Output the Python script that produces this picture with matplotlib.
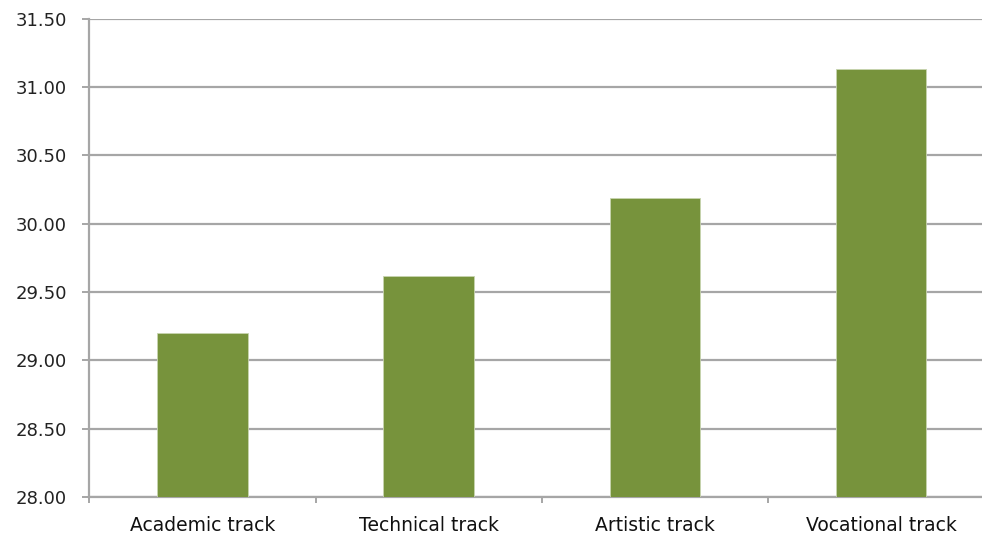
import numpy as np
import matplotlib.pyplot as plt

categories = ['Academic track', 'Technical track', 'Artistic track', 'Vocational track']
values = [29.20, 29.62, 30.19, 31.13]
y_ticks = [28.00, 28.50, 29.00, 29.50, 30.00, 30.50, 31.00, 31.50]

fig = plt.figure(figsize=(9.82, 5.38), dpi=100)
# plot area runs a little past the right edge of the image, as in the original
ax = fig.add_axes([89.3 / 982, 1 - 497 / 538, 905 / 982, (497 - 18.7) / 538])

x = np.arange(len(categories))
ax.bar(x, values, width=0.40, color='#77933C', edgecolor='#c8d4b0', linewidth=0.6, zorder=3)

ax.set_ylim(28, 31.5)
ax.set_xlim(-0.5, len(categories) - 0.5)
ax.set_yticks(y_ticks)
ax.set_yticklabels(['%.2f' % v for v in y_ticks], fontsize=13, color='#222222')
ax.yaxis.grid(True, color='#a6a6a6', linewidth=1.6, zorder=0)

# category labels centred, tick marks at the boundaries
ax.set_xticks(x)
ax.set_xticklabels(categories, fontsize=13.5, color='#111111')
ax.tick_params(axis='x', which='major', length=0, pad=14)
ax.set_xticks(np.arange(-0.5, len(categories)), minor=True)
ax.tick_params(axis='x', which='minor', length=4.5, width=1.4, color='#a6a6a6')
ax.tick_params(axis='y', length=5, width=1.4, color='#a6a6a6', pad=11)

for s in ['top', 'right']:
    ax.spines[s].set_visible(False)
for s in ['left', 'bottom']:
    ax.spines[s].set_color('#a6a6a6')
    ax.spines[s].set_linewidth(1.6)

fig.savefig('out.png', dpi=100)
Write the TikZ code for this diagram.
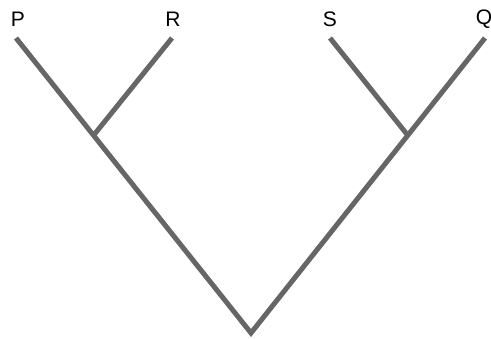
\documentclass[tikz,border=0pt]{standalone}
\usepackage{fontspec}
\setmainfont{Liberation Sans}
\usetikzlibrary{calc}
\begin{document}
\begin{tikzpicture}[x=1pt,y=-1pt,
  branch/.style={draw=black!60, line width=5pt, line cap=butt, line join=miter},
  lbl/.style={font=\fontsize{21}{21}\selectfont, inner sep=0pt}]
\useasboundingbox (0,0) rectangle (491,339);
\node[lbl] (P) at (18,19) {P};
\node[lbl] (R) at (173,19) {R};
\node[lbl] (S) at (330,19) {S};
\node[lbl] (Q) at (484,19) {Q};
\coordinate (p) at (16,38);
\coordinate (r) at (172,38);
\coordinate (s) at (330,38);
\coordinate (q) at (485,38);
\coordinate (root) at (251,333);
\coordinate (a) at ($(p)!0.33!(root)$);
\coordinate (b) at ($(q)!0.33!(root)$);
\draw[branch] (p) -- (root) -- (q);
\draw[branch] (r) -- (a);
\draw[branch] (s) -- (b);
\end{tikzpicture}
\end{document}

- [TASK TO COMPLETE]:
Return the listing above word for word, with the pictures removed.

- [SOLUTION TO THIS TASK]:
Output the Python script that produces this picture with matplotlib.
import numpy as np
import matplotlib.pyplot as plt

categories = ['Academic track', 'Technical track', 'Artistic track', 'Vocational track']
values = [29.20, 29.62, 30.19, 31.13]
y_ticks = [28.00, 28.50, 29.00, 29.50, 30.00, 30.50, 31.00, 31.50]

fig = plt.figure(figsize=(9.82, 5.38), dpi=100)
# plot area runs a little past the right edge of the image, as in the original
ax = fig.add_axes([89.3 / 982, 1 - 497 / 538, 905 / 982, (497 - 18.7) / 538])

x = np.arange(len(categories))
ax.bar(x, values, width=0.40, color='#77933C', edgecolor='#c8d4b0', linewidth=0.6, zorder=3)

ax.set_ylim(28, 31.5)
ax.set_xlim(-0.5, len(categories) - 0.5)
ax.set_yticks(y_ticks)
ax.set_yticklabels(['%.2f' % v for v in y_ticks], fontsize=13, color='#222222')
ax.yaxis.grid(True, color='#a6a6a6', linewidth=1.6, zorder=0)

# category labels centred, tick marks at the boundaries
ax.set_xticks(x)
ax.set_xticklabels(categories, fontsize=13.5, color='#111111')
ax.tick_params(axis='x', which='major', length=0, pad=14)
ax.set_xticks(np.arange(-0.5, len(categories)), minor=True)
ax.tick_params(axis='x', which='minor', length=4.5, width=1.4, color='#a6a6a6')
ax.tick_params(axis='y', length=5, width=1.4, color='#a6a6a6', pad=11)

for s in ['top', 'right']:
    ax.spines[s].set_visible(False)
for s in ['left', 'bottom']:
    ax.spines[s].set_color('#a6a6a6')
    ax.spines[s].set_linewidth(1.6)

fig.savefig('out.png', dpi=100)
Write the TikZ code for this diagram.
\documentclass[tikz,border=0pt]{standalone}
\usepackage{fontspec}
\setmainfont{Liberation Sans}
\usetikzlibrary{calc}
\begin{document}
\begin{tikzpicture}[x=1pt,y=-1pt,
  branch/.style={draw=black!60, line width=5pt, line cap=butt, line join=miter},
  lbl/.style={font=\fontsize{21}{21}\selectfont, inner sep=0pt}]
\useasboundingbox (0,0) rectangle (491,339);
\node[lbl] (P) at (18,19) {P};
\node[lbl] (R) at (173,19) {R};
\node[lbl] (S) at (330,19) {S};
\node[lbl] (Q) at (484,19) {Q};
\coordinate (p) at (16,38);
\coordinate (r) at (172,38);
\coordinate (s) at (330,38);
\coordinate (q) at (485,38);
\coordinate (root) at (251,333);
\coordinate (a) at ($(p)!0.33!(root)$);
\coordinate (b) at ($(q)!0.33!(root)$);
\draw[branch] (p) -- (root) -- (q);
\draw[branch] (r) -- (a);
\draw[branch] (s) -- (b);
\end{tikzpicture}
\end{document}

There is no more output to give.